Fairness spans the domains of justice, morality and ethics. In medicine and healthcare, it involves the minimization of health disparities, and when it pertains to the fairness of algorithms for uses in diagnostics it can be quantified via differences in performance metrics, such as the rates of false positives and false negatives. In a Perspective article also included in this journal issue, Faisal Mahmood and colleagues overview healthcare disparities and inequities, and discuss how biases in machine-learning models for medicine and healthcare (which can arise from the acquisition of training data, from variabilities in their labelling or from unintended dataset shifts, as well as from health correlates such as genetic ancestry and socioeconomic status) can be mitigated through federated learning (decentralized machine learning that preserves data privacy and security), representation learning and model explainability.

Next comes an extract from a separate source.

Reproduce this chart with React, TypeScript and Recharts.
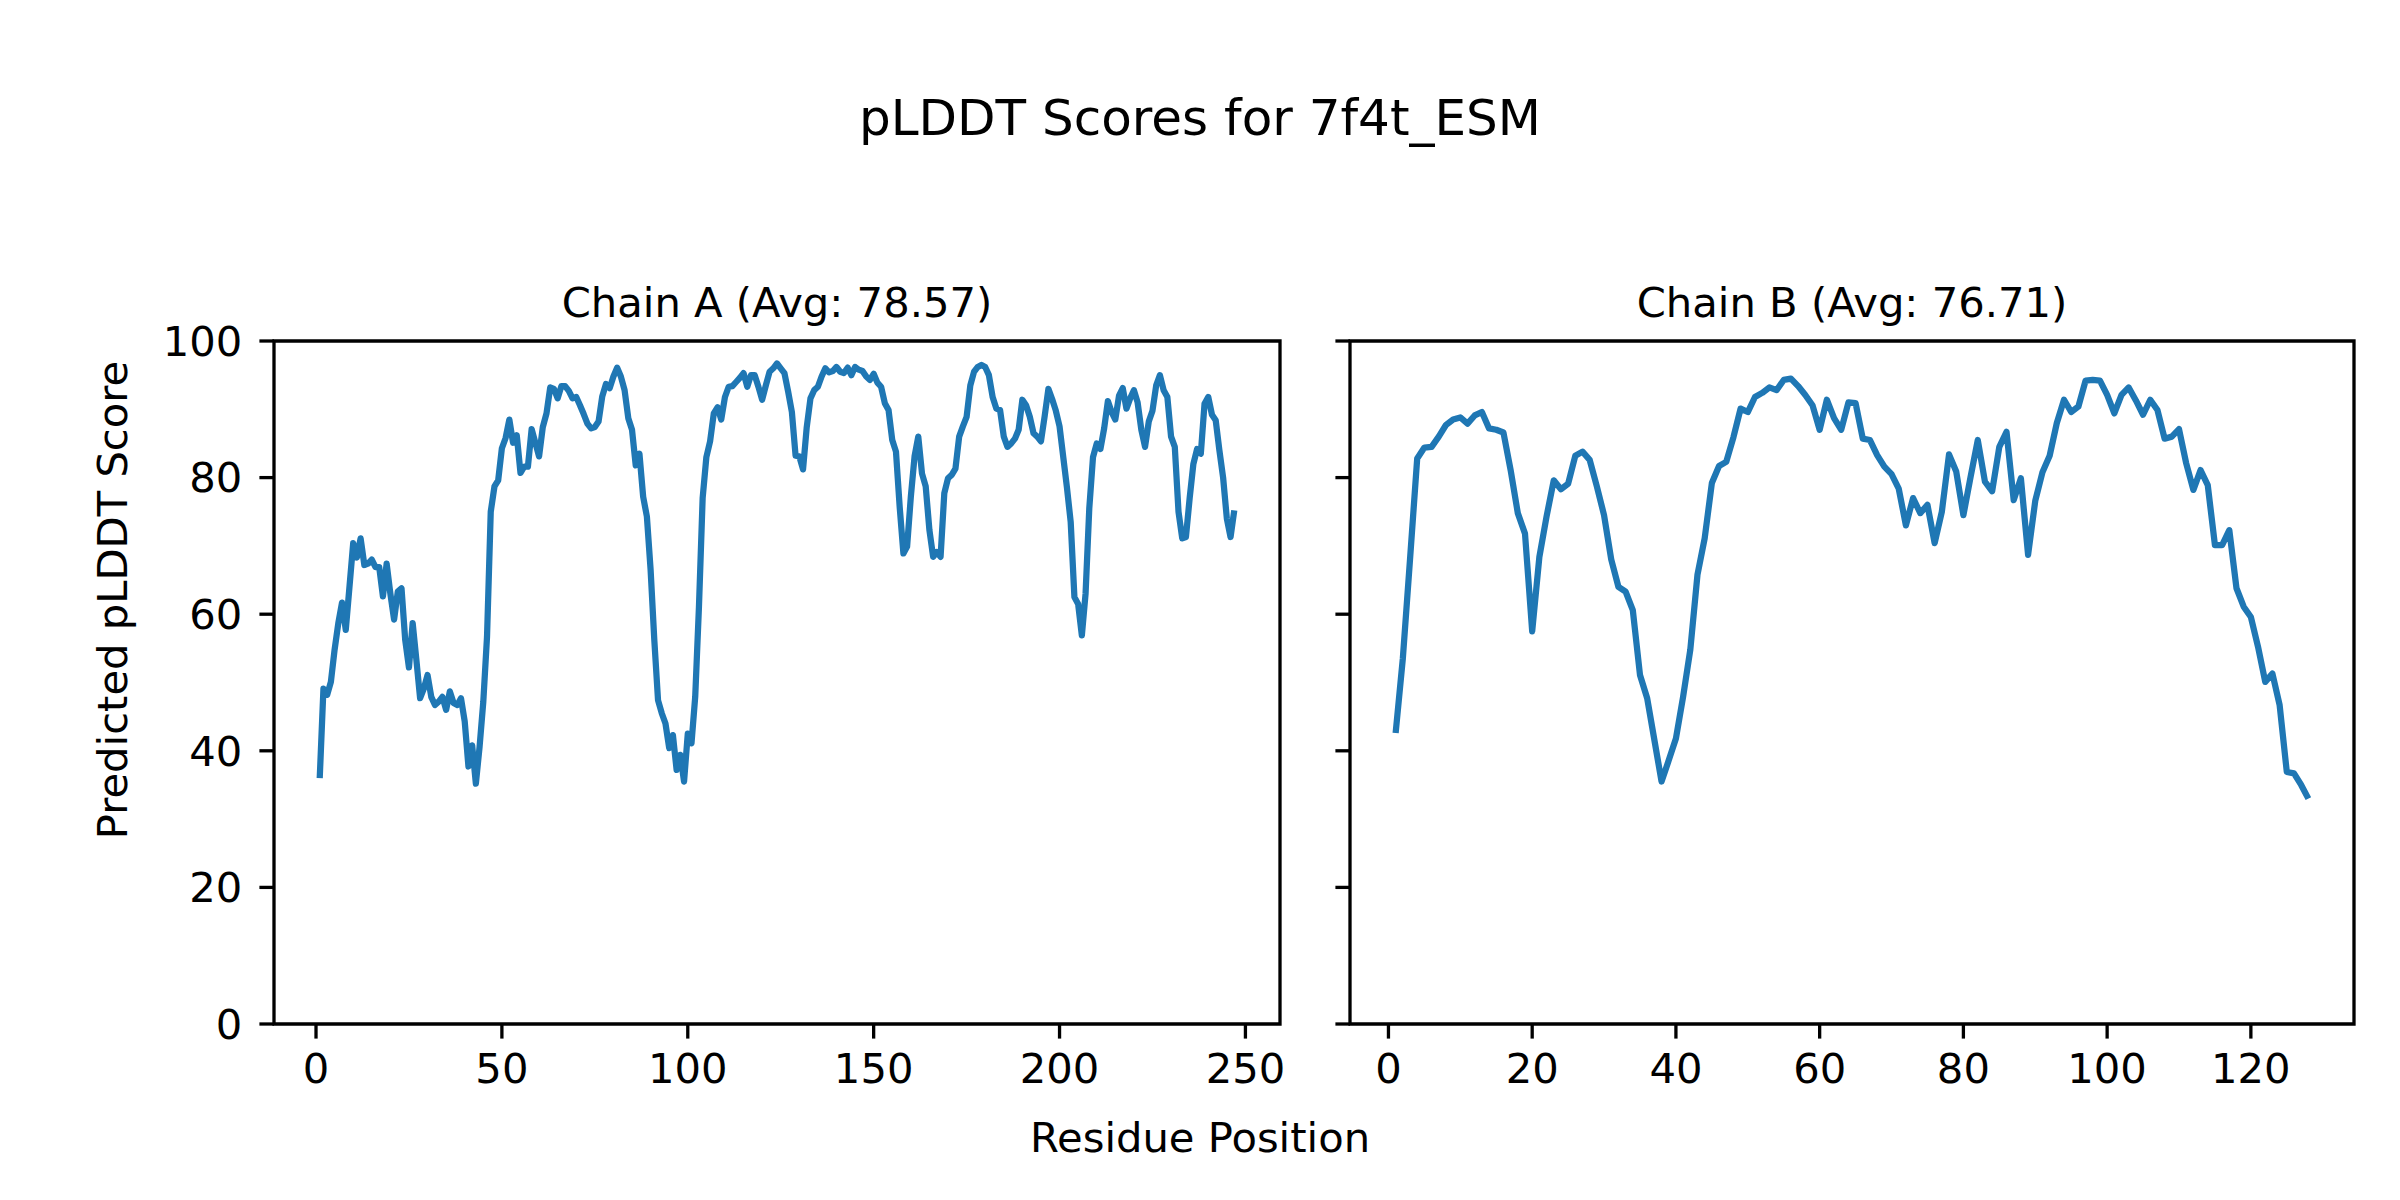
import React from 'react';
import { LineChart, Line, XAxis, YAxis, ReferenceArea } from 'recharts';

// per-residue pLDDT (residue 1..n)
const chainAScores = [
  36.0, 49.1, 48.2, 50.1, 54.8, 58.7, 61.7, 57.7, 64.0, 70.4,
  68.3, 71.1, 67.2, 67.4, 68.0, 66.9, 66.9, 62.6, 67.4, 63.0,
  59.2, 63.3, 63.8, 56.2, 52.2, 58.7, 53.3, 47.7, 49.1, 51.1,
  47.9, 46.7, 47.2, 47.9, 46.0, 48.7, 47.0, 46.7, 47.7, 44.3,
  37.7, 40.8, 35.2, 40.6, 47.2, 56.7, 75.0, 78.7, 79.6, 84.3,
  85.8, 88.5, 85.1, 86.2, 80.7, 81.6, 81.6, 87.1, 85.1, 83.1,
  87.4, 89.4, 93.2, 93.0, 91.6, 93.4, 93.4, 92.7, 91.6, 91.8,
  90.6, 89.3, 87.9, 87.2, 87.4, 88.2, 91.9, 93.7, 93.1, 94.8,
  96.1, 94.8, 92.8, 88.7, 87.0, 81.8, 83.5, 77.2, 74.3, 66.5,
  56.2, 47.4, 45.5, 44.0, 40.4, 42.3, 37.2, 39.4, 35.5, 42.5,
  41.1, 47.9, 61.0, 77.0, 83.0, 85.3, 89.4, 90.3, 88.5, 91.8,
  93.3, 93.4, 94.0, 94.6, 95.3, 93.3, 95.0, 95.0, 93.3, 91.4,
  93.5, 95.5, 96.0, 96.7, 96.0, 95.3, 92.6, 89.6, 83.2, 83.1,
  81.2, 87.4, 91.6, 92.8, 93.3, 94.8, 96.0, 95.4, 95.6, 96.2,
  95.5, 95.3, 96.1, 95.0, 96.2, 95.8, 95.6, 94.8, 94.3, 95.2,
  93.9, 93.3, 90.9, 89.9, 85.5, 83.8, 75.7, 68.9, 69.9, 77.2,
  83.1, 86.0, 80.6, 78.7, 72.3, 68.4, 69.1, 68.4, 77.7, 79.9,
  80.4, 81.3, 86.0, 87.5, 88.9, 93.5, 95.5, 96.2, 96.5, 96.2,
  95.0, 91.8, 90.1, 89.9, 86.0, 84.5, 85.0, 85.7, 87.0, 91.4,
  90.6, 88.9, 86.5, 86.0, 85.3, 89.0, 93.0, 91.5, 89.8, 87.5,
  83.0, 78.5, 73.5, 62.5, 61.5, 56.9, 63.0, 75.5, 83.0, 85.0,
  84.2, 87.2, 91.2, 89.6, 88.5, 92.0, 93.1, 90.1, 91.6, 92.8,
  91.0, 87.0, 84.5, 88.2, 89.8, 93.5, 95.0, 92.8, 91.8, 86.0,
  84.5, 75.0, 71.1, 71.3, 77.0, 82.0, 84.2, 83.5, 90.8, 91.8,
  89.2, 88.4, 84.0, 80.0, 74.0, 71.3, 75.2,
];

const chainBScores = [
  42.6, 53.5, 68.0, 82.8, 84.4, 84.5, 86.0, 87.7, 88.5, 88.8,
  87.9, 89.1, 89.6, 87.2, 87.0, 86.6, 81.1, 74.8, 71.8, 57.5,
  68.4, 74.3, 79.6, 78.3, 79.1, 83.2, 83.8, 82.6, 78.7, 74.5,
  68.0, 64.0, 63.3, 60.6, 51.1, 47.7, 41.6, 35.5, 38.6, 41.8,
  47.9, 54.8, 65.8, 71.1, 79.2, 81.7, 82.3, 85.9, 90.1, 89.6,
  91.8, 92.4, 93.2, 92.8, 94.3, 94.5, 93.4, 92.1, 90.6, 87.0,
  91.4, 88.7, 87.0, 91.0, 90.9, 85.7, 85.5, 83.3, 81.6, 80.5,
  78.4, 73.0, 77.0, 74.8, 76.0, 70.4, 75.0, 83.4, 80.9, 74.5,
  80.1, 85.5, 79.4, 78.0, 84.5, 86.7, 76.7, 79.9, 68.7, 76.6,
  80.8, 83.2, 88.0, 91.4, 89.6, 90.4, 94.2, 94.3, 94.2, 92.1,
  89.4, 92.1, 93.2, 91.3, 89.2, 91.4, 89.9, 85.7, 86.0, 87.1,
  82.1, 78.2, 81.1, 78.9, 70.1, 70.1, 72.3, 63.8, 61.1, 59.6,
  55.2, 50.1, 51.3, 46.7, 36.9, 36.7, 35.0, 33.0,
];

const chainATicks = [0, 50, 100, 150, 200, 250];
const chainBTicks = [0, 20, 40, 60, 80, 100, 120];
const scoreTicks = [0, 20, 40, 60, 80, 100];

const chainAAvg = '78.57';
const chainBAvg = '76.71';

const FONT = '"DejaVu Sans", sans-serif';
const BLUE = '#1f77b4';
const TICK_FONT = 41.7;

const toRows = (scores: number[]) => scores.map((score, i) => ({ pos: i + 1, score }));

// matplotlib pads the x range by 5% each side
const paddedDomain = (n: number): [number, number] => {
  const pad = (n - 1) * 0.05;
  return [1 - pad, n + pad];
};

interface PanelProps {
  scores: number[];
  ticks: number[];
  left: number;
  width: number;
  yAxisWidth: number;
  marginRight: number;
  showYLabels: boolean;
}

const ChainPanel: React.FC<PanelProps> = ({ scores, ticks, left, width, yAxisWidth, marginRight, showYLabels }) => {
  const domain = paddedDomain(scores.length);
  const tickText = { fill: '#000', fontSize: TICK_FONT, fontFamily: FONT };
  return (
    <div style={{ position: 'absolute', left, top: 0 }}>
      <LineChart
        width={width}
        height={1200}
        data={toRows(scores)}
        margin={{ top: 341, right: marginRight, bottom: 76, left: 0 }}
      >
        <XAxis
          dataKey="pos"
          type="number"
          domain={domain}
          ticks={ticks}
          interval={0}
          allowDataOverflow
          height={100}
          stroke="#000"
          axisLine={false}
          tickSize={14.6}
          tickMargin={15}
          tickLine={{ stroke: '#000', strokeWidth: 3.3 }}
          tick={tickText}
        />
        {/* shared y: right panel keeps the tick marks but drops the labels */}
        <YAxis
          type="number"
          domain={[0, 100]}
          ticks={scoreTicks}
          interval={0}
          width={yAxisWidth}
          stroke="#000"
          axisLine={false}
          tickSize={14.6}
          tickMargin={17}
          tickLine={{ stroke: '#000', strokeWidth: 3.3 }}
          tick={tickText}
          tickFormatter={showYLabels ? undefined : () => ''}
        />
        <Line
          type="linear"
          dataKey="score"
          stroke={BLUE}
          strokeWidth={6.25}
          strokeLinejoin="round"
          dot={false}
          activeDot={false}
          isAnimationActive={false}
        />
        <ReferenceArea
          x1={domain[0]}
          x2={domain[1]}
          y1={0}
          y2={100}
          fill="none"
          fillOpacity={0}
          stroke="#000"
          strokeWidth={3.3}
          strokeOpacity={1}
        />
      </LineChart>
    </div>
  );
};

export default function App() {
  return (
    <div style={{ position: 'relative', width: 2400, height: 1200, background: '#fff' }}>
      <style>{'body{margin:0}'}</style>
      <ChainPanel
        scores={chainAScores}
        ticks={chainATicks}
        left={0}
        width={1300}
        yAxisWidth={274}
        marginRight={20}
        showYLabels
      />
      <ChainPanel
        scores={chainBScores}
        ticks={chainBTicks}
        left={1300}
        width={1100}
        yAxisWidth={50}
        marginRight={46}
        showYLabels={false}
      />
      <svg
        width={2400}
        height={1200}
        style={{ position: 'absolute', left: 0, top: 0, pointerEvents: 'none' }}
        fontFamily={FONT}
        fill="#000"
      >
        <text x={1200} y={135} textAnchor="middle" fontSize={50}>pLDDT Scores for 7f4t_ESM</text>
        <text x={777} y={317} textAnchor="middle" fontSize={TICK_FONT}>{`Chain A (Avg: ${chainAAvg})`}</text>
        <text x={1852} y={317} textAnchor="middle" fontSize={TICK_FONT}>{`Chain B (Avg: ${chainBAvg})`}</text>
        <text x={1200} y={1152} textAnchor="middle" fontSize={TICK_FONT}>Residue Position</text>
        <text transform="translate(127,600) rotate(-90)" textAnchor="middle" fontSize={TICK_FONT}>
          Predicted pLDDT Score
        </text>
      </svg>
    </div>
  );
}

Unfair and unsafe consequences of prediction failure by machine-learning models can be mitigated by implementing prediction-uncertainty metrics, as argued by Synho Do and colleagues in a Perspective published in this issue. Prediction uncertainty typically arises from lack of generalizability to out-of-distribution settings, or from training data that is of poor quality or noisy (because of difficulties or deficiencies in their labelling or annotation). Suitable metrics depend on the architecture of the model and its application; for example, in diagnostic tasks, a negative predictive value of 1 may be required to reach zero tolerance for false negatives. A research Article, authored by Dani Kiyasseh, Andrew Hung and colleagues and also included in this issue, provides another example: when developing a vision transformer for decoding surgeon activity from surgical videos, the researchers estimated the uncertainty of the classification of surgeon gestures via the entropy of the probabilistic output of different trained models. And for current LLMs, exploring how they answer known-unknowns may suggest ways to measure the model’s accuracy in expressing uncertainty10. As for unknown-unknowns, however, any perils are truly uncertain.